Calculate initial and final equivalents of $H_2SO_4$ :
- Initial Normality ( $N_1$ ) = 1 N
- Volume ( $V$ ) = 30 ml
- Initial equivalents = $N_1 \times V = 1 \text{ N} \times 30 \text{ ml} = 30 \text{ meq}$ .
- Final Normality ( $N_2$ ) = 0.2 N
- Volume ( $V$ ) = 30 ml
- Final equivalents = $N_2 \times V = 0.2 \text{ N} \times 30 \text{ ml} = 6 \text{ meq}$ .
Calculate equivalents of $H_2SO_4$ reacted:
- Equivalents reacted = Initial equivalents - Final equivalents
- Equivalents reacted = $30 \text{ meq} - 6 \text{ meq} = 24 \text{ meq}$ .

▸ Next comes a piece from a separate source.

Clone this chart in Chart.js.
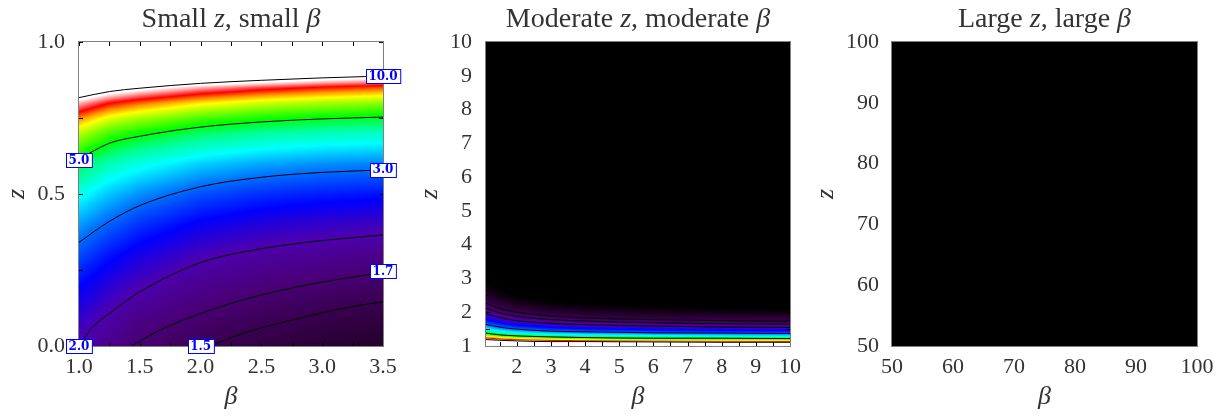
<!DOCTYPE html>
<html>
<head>
<meta charset="utf-8">
<script src="https://cdn.jsdelivr.net/npm/chart.js@4/dist/chart.umd.min.js"></script>
<style>
  body { margin: 0; background: #fff; width: 1227px; height: 418px; overflow: hidden; position: relative; }
  canvas { position: absolute; top: 0; }
</style>
</head>
<body>
<canvas id="p1" width="409" height="418" style="left:0px"></canvas>
<canvas id="p2" width="409" height="418" style="left:409px"></canvas>
<canvas id="p3" width="409" height="418" style="left:818px"></canvas>
<script>
// ---- panel 1: small z, small beta ----
const beta1 = [1.0, 1.25, 1.5, 2.0, 2.5, 3.0, 3.5];
const z1 = [0, 0.1, 0.2, 0.3, 0.4, 0.5, 0.6, 0.7, 0.75, 0.8, 0.85, 0.9, 0.95, 1.0];
const value1 = [
  [2.00, 1.83, 1.68, 1.52, 1.41, 1.33, 1.28],
  [2.21, 1.99, 1.84, 1.69, 1.57, 1.48, 1.42],
  [2.48, 2.23, 2.05, 1.85, 1.75, 1.68, 1.61],
  [2.83, 2.54, 2.33, 2.07, 1.95, 1.89, 1.83],
  [3.28, 2.95, 2.70, 2.40, 2.25, 2.17, 2.11],
  [3.90, 3.48, 3.21, 2.86, 2.68, 2.59, 2.53],
  [4.82, 4.24, 3.95, 3.55, 3.33, 3.21, 3.15],
  [6.31, 5.53, 5.16, 4.68, 4.40, 4.24, 4.15],
  [7.48, 6.60, 6.16, 5.57, 5.24, 5.05, 4.94],
  [9.21, 8.19, 7.66, 6.90, 6.46, 6.19, 6.01],
  [12.0, 10.8, 10.1, 9.11, 8.48, 8.04, 7.74],
  [17.6, 16.1, 15.0, 13.5, 12.5, 11.6, 11.1],
  [33.5, 31.5, 29.6, 26.2, 23.9, 21.9, 20.3],
  [100, 100, 100, 100, 100, 100, 100]
];
// contour lines: [beta, z]
const contours1 = [
  [[1.0, 0.817], [1.25, 0.837], [1.5, 0.848], [2.0, 0.864], [2.5, 0.874], [3.0, 0.882], [3.5, 0.888]],
  [[1.0, 0.615], [1.25, 0.667], [1.5, 0.69], [2.0, 0.72], [2.5, 0.737], [3.0, 0.747], [3.5, 0.753]],
  [[1.0, 0.341], [1.25, 0.41], [1.5, 0.462], [2.0, 0.524], [2.5, 0.555], [3.0, 0.571], [3.5, 0.579]],
  [[1.0, 0.0], [1.1, 0.058], [1.25, 0.107], [1.5, 0.178], [2.0, 0.274], [2.5, 0.32], [3.0, 0.347], [3.5, 0.365]],
  [[1.43, 0.0], [1.67, 0.053], [2.08, 0.118], [2.5, 0.168], [3.0, 0.21], [3.5, 0.242]],
  [[2.08, 0.0], [2.35, 0.042], [2.76, 0.086], [3.17, 0.124], [3.5, 0.146]]
];
const labels1 = [['10.0', 3.5, 0.887], ['5.0', 1.0, 0.612], ['3.0', 3.5, 0.58], ['1.7', 3.5, 0.247], ['2.0', 1.0, 0.0], ['1.5', 2.0, 0.0]];
const xTicks1 = [1.0, 1.5, 2.0, 2.5, 3.0, 3.5];
const xMinor1 = [1.25, 1.75, 2.25, 2.75, 3.25];
const yTicks1 = [0.0, 0.5, 1.0];
const yMinor1 = [0.25, 0.75];

// ---- panel 2: moderate z, moderate beta ----
const beta2 = [1.1, 1.5, 2, 3, 4, 6, 8, 10];
const z2 = [1.0, 1.05, 1.1, 1.15, 1.2, 1.3, 1.4, 1.5, 1.6, 1.8, 2.0, 2.25, 2.5, 3.0, 4.0, 10.0];
const value2 = [
  [100, 100, 100, 100, 100, 100, 100, 100],
  [38.2, 33.4, 30, 26.6, 25, 23.4, 22.5, 22],
  [19.1, 16.7, 15, 13.3, 12.5, 11.7, 11.3, 11],
  [12.7, 11.1, 10, 8.87, 8.33, 7.8, 7.5, 7.33],
  [9.55, 8.35, 7.5, 6.65, 6.25, 5.85, 5.63, 5.5],
  [6.37, 5.57, 5, 4.43, 4.17, 3.9, 3.75, 3.67],
  [4.78, 4.18, 3.75, 3.33, 3.13, 2.93, 2.81, 2.75],
  [3.82, 3.34, 3, 2.66, 2.5, 2.34, 2.25, 2.2],
  [3.18, 2.78, 2.5, 2.22, 2.08, 1.95, 1.88, 1.83],
  [2.39, 2.09, 1.88, 1.66, 1.56, 1.46, 1.41, 1.38],
  [1.91, 1.67, 1.5, 1.33, 1.25, 1.17, 1.13, 1.1],
  [1.53, 1.34, 1.2, 1.06, 1.0, 0.94, 0.9, 0.88],
  [1.27, 1.11, 1.0, 0.89, 0.83, 0.78, 0.75, 0.73],
  [0.96, 0.84, 0.75, 0.67, 0.63, 0.59, 0.56, 0.55],
  [0.64, 0.56, 0.5, 0.44, 0.42, 0.39, 0.38, 0.37],
  [0.21, 0.19, 0.17, 0.15, 0.14, 0.13, 0.13, 0.12]
];
const contourBeta2 = [1.1, 1.5, 2, 3, 4, 6, 8, 10];
const contourZ2 = [
  [2.27, 2.11, 2.0, 1.89, 1.83, 1.78, 1.75, 1.73],
  [2.12, 1.98, 1.88, 1.78, 1.74, 1.69, 1.66, 1.65],
  [1.96, 1.84, 1.75, 1.67, 1.63, 1.59, 1.56, 1.55],
  [1.64, 1.56, 1.5, 1.44, 1.42, 1.39, 1.38, 1.37],
  [1.38, 1.33, 1.3, 1.27, 1.25, 1.23, 1.23, 1.22],
  [1.19, 1.17, 1.15, 1.13, 1.13, 1.12, 1.11, 1.11]
];
const xTicks2 = [2, 3, 4, 5, 6, 7, 8, 9, 10];
const xMinor2 = [1.5, 2.5, 3.5, 4.5, 5.5, 6.5, 7.5, 8.5, 9.5];
const yTicks2 = [1, 2, 3, 4, 5, 6, 7, 8, 9, 10];
const yMinor2 = [1.5, 2.5, 3.5, 4.5, 5.5, 6.5, 7.5, 8.5, 9.5];

// ---- panel 3: large z, large beta ----
const beta3 = [50, 100];
const z3 = [50, 100];
const value3 = [
  [0.02, 0.02],
  [0.01, 0.01]
];
const xTicks3 = [50, 60, 70, 80, 90, 100];
const xMinor3 = [55, 65, 75, 85, 95];
const yTicks3 = [50, 60, 70, 80, 90, 100];
const yMinor3 = [55, 65, 75, 85, 95];

// colour palette over log10(value): black -> purple -> blue -> cyan -> green -> yellow -> red -> white
const paletteStops = [0, 0.1, 0.18, 0.24, 0.31, 0.39, 0.49, 0.58, 0.65, 0.71, 0.78, 0.83, 0.87, 0.91, 0.95, 0.985];
const paletteColors = ['#000000', '#220028', '#3a0052', '#4a0078', '#4c00b0', '#0000ff', '#0078ff', '#00ffff',
  '#00ff90', '#00ff00', '#90ff00', '#ffff00', '#ff9000', '#ff0000', '#ff9090', '#ffffff'];

const TEXT = '#333333';
const SERIF = "'Liberation Serif', serif";

const paletteRGB = paletteColors.map(h => [parseInt(h.slice(1, 3), 16), parseInt(h.slice(3, 5), 16), parseInt(h.slice(5, 7), 16)]);
function colorAt(t) {
  if (t <= paletteStops[0]) return paletteRGB[0];
  for (let k = 0; k < paletteStops.length - 1; k++) {
    if (t <= paletteStops[k + 1]) {
      const f = (t - paletteStops[k]) / (paletteStops[k + 1] - paletteStops[k]);
      const a = paletteRGB[k], b = paletteRGB[k + 1];
      return [a[0] + (b[0] - a[0]) * f, a[1] + (b[1] - a[1]) * f, a[2] + (b[2] - a[2]) * f];
    }
  }
  return paletteRGB[paletteRGB.length - 1];
}

function cell(arr, v) {
  let i = 0;
  while (i < arr.length - 2 && v > arr[i + 1]) i++;
  let f = (v - arr[i]) / (arr[i + 1] - arr[i]);
  return [i, Math.min(1, Math.max(0, f))];
}

// heat map under the contour lines, sampled through the chart scales
const heatPlugin = (b, z, v) => ({
  id: 'heat',
  beforeDatasetsDraw(chart) {
    const { ctx, chartArea: a, scales } = chart;
    const w = Math.round(a.right - a.left), h = Math.round(a.bottom - a.top);
    const off = document.createElement('canvas');
    off.width = w; off.height = h;
    const octx = off.getContext('2d');
    const img = octx.createImageData(w, h);
    const lv = v.map(r => r.map(x => Math.log10(x)));
    for (let j = 0; j < h; j++) {
      const [zi, zf] = cell(z, scales.y.getValueForPixel(a.top + j + 0.5));
      for (let i = 0; i < w; i++) {
        const [bi, bf] = cell(b, scales.x.getValueForPixel(a.left + i + 0.5));
        const t = (1 - zf) * ((1 - bf) * lv[zi][bi] + bf * lv[zi][bi + 1]) +
                  zf * ((1 - bf) * lv[zi + 1][bi] + bf * lv[zi + 1][bi + 1]);
        const c = colorAt(t);
        const k = (j * w + i) * 4;
        img.data[k] = c[0]; img.data[k + 1] = c[1]; img.data[k + 2] = c[2]; img.data[k + 3] = 255;
      }
    }
    octx.putImageData(img, 0, 0);
    ctx.drawImage(off, a.left, a.top);
  }
});

// frame, inward ticks, contour labels and the mixed-font title
const overlayPlugin = (p) => ({
  id: 'overlay',
  afterDatasetsDraw(chart) {
    const { ctx, chartArea: a, scales: { x, y } } = chart;
    ctx.save();
    ctx.strokeStyle = '#000';
    ctx.lineWidth = 1;
    ctx.beginPath();
    const tl = 4;
    p.xTicks.concat(p.xMinor).forEach(v => {
      const px = Math.round(x.getPixelForValue(v)) + 0.5;
      ctx.moveTo(px, a.bottom); ctx.lineTo(px, a.bottom - tl);
      ctx.moveTo(px, a.top); ctx.lineTo(px, a.top + tl);
    });
    p.yTicks.concat(p.yMinor).forEach(v => {
      const py = Math.round(y.getPixelForValue(v)) + 0.5;
      ctx.moveTo(a.left, py); ctx.lineTo(a.left + tl, py);
      ctx.moveTo(a.right, py); ctx.lineTo(a.right - tl, py);
    });
    ctx.stroke();
    ctx.strokeStyle = '#808080';
    ctx.strokeRect(a.left - 0.5, a.top - 0.5, a.right - a.left + 1, a.bottom - a.top + 1);

    ctx.font = "bold 12px 'DejaVu Serif', serif";
    ctx.textAlign = 'center';
    ctx.textBaseline = 'middle';
    (p.labels || []).forEach(([txt, bv, zv]) => {
      const cx = x.getPixelForValue(bv), cy = y.getPixelForValue(zv);
      const w = ctx.measureText(txt).width + 5, h = 14;
      const l = Math.round(cx - w / 2) + 0.5, t = Math.round(cy - h / 2) + 0.5;
      ctx.fillStyle = '#fff';
      ctx.fillRect(l, t, w, h);
      ctx.strokeStyle = '#0000ff';
      ctx.strokeRect(l, t, w, h);
      ctx.fillStyle = '#0000ff';
      ctx.fillText(txt, cx, cy + 0.5);
    });

    // title with italic symbols
    const fonts = s => (s ? 'italic ' : '') + '28px ' + SERIF;
    let total = 0;
    p.title.forEach(([s, it]) => { ctx.font = fonts(it); total += ctx.measureText(s).width; });
    let tx = (a.left + a.right) / 2 - total / 2;
    ctx.textAlign = 'left';
    ctx.textBaseline = 'alphabetic';
    ctx.fillStyle = TEXT;
    p.title.forEach(([s, it]) => { ctx.font = fonts(it); ctx.fillText(s, tx, 27); tx += ctx.measureText(s).width; });
    ctx.restore();
  }
});

function makePanel(id, p) {
  const tickFont = { family: SERIF, size: 22, lineHeight: 1.2 };
  const titleFont = { family: SERIF, size: 26, style: 'italic', lineHeight: 1 };
  return new Chart(document.getElementById(id), {
    type: 'scatter',
    data: {
      datasets: p.contours.map(c => ({
        data: c.map(([bx, zy]) => ({ x: bx, y: zy })),
        showLine: true,
        borderColor: '#000',
        borderWidth: 1,
        pointRadius: 0,
        cubicInterpolationMode: 'monotone',
        fill: false
      }))
    },
    options: {
      responsive: false,
      animation: false,
      events: [],
      layout: { padding: { left: 0, top: 42, right: 409 - p.right, bottom: 0 } },
      plugins: { legend: { display: false }, tooltip: { enabled: false } },
      scales: {
        x: {
          type: 'linear', min: p.xMin, max: p.xMax,
          afterBuildTicks: s => { s.ticks = p.xTicks.map(v => ({ value: v })); },
          afterFit: s => { s.height = 72; },
          grid: { display: false, drawTicks: false },
          border: { display: false },
          ticks: { font: tickFont, color: TEXT, padding: 8, maxRotation: 0, autoSkip: false, callback: p.fmt },
          title: { display: true, text: 'β', font: titleFont, color: TEXT, padding: { top: 0, bottom: 8 } }
        },
        y: {
          type: 'linear', min: p.yMin, max: p.yMax,
          afterBuildTicks: s => { s.ticks = p.yTicks.map(v => ({ value: v })); },
          afterFit: s => { s.width = p.left; },
          grid: { display: false, drawTicks: false },
          border: { display: false },
          ticks: { font: tickFont, color: TEXT, padding: p.tickPad, autoSkip: false, callback: p.fmt },
          title: { display: true, text: 'z', font: titleFont, color: TEXT, padding: { top: p.zPad, bottom: 0 } }
        }
      }
    },
    plugins: [heatPlugin(p.b, p.z, p.v), overlayPlugin(p)]
  });
}

makePanel('p1', {
  b: beta1, z: z1, v: value1, contours: contours1, labels: labels1,
  xMin: 1.0, xMax: 3.5, yMin: 0, yMax: 1,
  xTicks: xTicks1, xMinor: xMinor1, yTicks: yTicks1, yMinor: yMinor1,
  left: 79, right: 383, tickPad: 14, zPad: 4,
  fmt: v => Number(v).toFixed(1),
  title: [['Small ', false], ['z', true], [', small ', false], ['β', true]]
});

makePanel('p2', {
  b: beta2, z: z2, v: value2,
  contours: contourZ2.map(row => row.map((zz, i) => [contourBeta2[i], zz])),
  labels: [],
  xMin: 1.1, xMax: 10, yMin: 1, yMax: 10,
  xTicks: xTicks2, xMinor: xMinor2, yTicks: yTicks2, yMinor: yMinor2,
  left: 77, right: 381, tickPad: 14, zPad: 8,
  fmt: v => String(v),
  title: [['Moderate ', false], ['z', true], [', moderate ', false], ['β', true]]
});

makePanel('p3', {
  b: beta3, z: z3, v: value3, contours: [], labels: [],
  xMin: 50, xMax: 100, yMin: 50, yMax: 100,
  xTicks: xTicks3, xMinor: xMinor3, yTicks: yTicks3, yMinor: yMinor3,
  left: 74, right: 379, tickPad: 13, zPad: -5,
  fmt: v => String(v),
  title: [['Large ', false], ['z', true], [', large ', false], ['β', true]]
});
</script>
</body>
</html>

Relate equivalents of $H_2SO_4$ to moles of $H_2SO_4$ :
- Sulfuric acid ( $H_2SO_4$ ) is a diprotic acid, so its n-factor is 2.
- Moles of $H_2SO_4$ reacted = Equivalents reacted / n-factor
- Moles of $H_2SO_4$ reacted = $24 \text{ meq} / 1000 \text{ meq/mol} / 2 = 0.012$ moles.
Determine moles of $NH_3$ required using stoichiometry:
- The reaction is: $2NH_3 + H_2SO_4 \rightarrow (NH_4)_2SO_4$ .
- From the balanced equation, 2 moles of $NH_3$ react with 1 mole of $H_2SO_4$ .
- Moles of $NH_3$ required = $2 \times$ Moles of $H_2SO_4$ reacted
- Moles of $NH_3$ required = $2 \times 0.012 \text{ moles} = 0.024$ moles.
Calculate the volume of $NH_3$ gas at STP:
- The conditions given are 0°C and 1 atm, which is considered Standard Temperature and Pressure (STP).
- At STP, the molar volume of any gas is 22.4 L/mol.
- Volume of $NH_3$ = Moles of $NH_3 \times$ Molar volume at STP
- Volume of $NH_3$ = $0.024 \text{ mol} \times 22.4 \text{ L/mol} = 0.5376$ L.
Convert volume to milliliters:
- Volume of $NH_3$ = $0.5376 \text{ L} \times 1000 \text{ ml/L} = 537.6$ ml.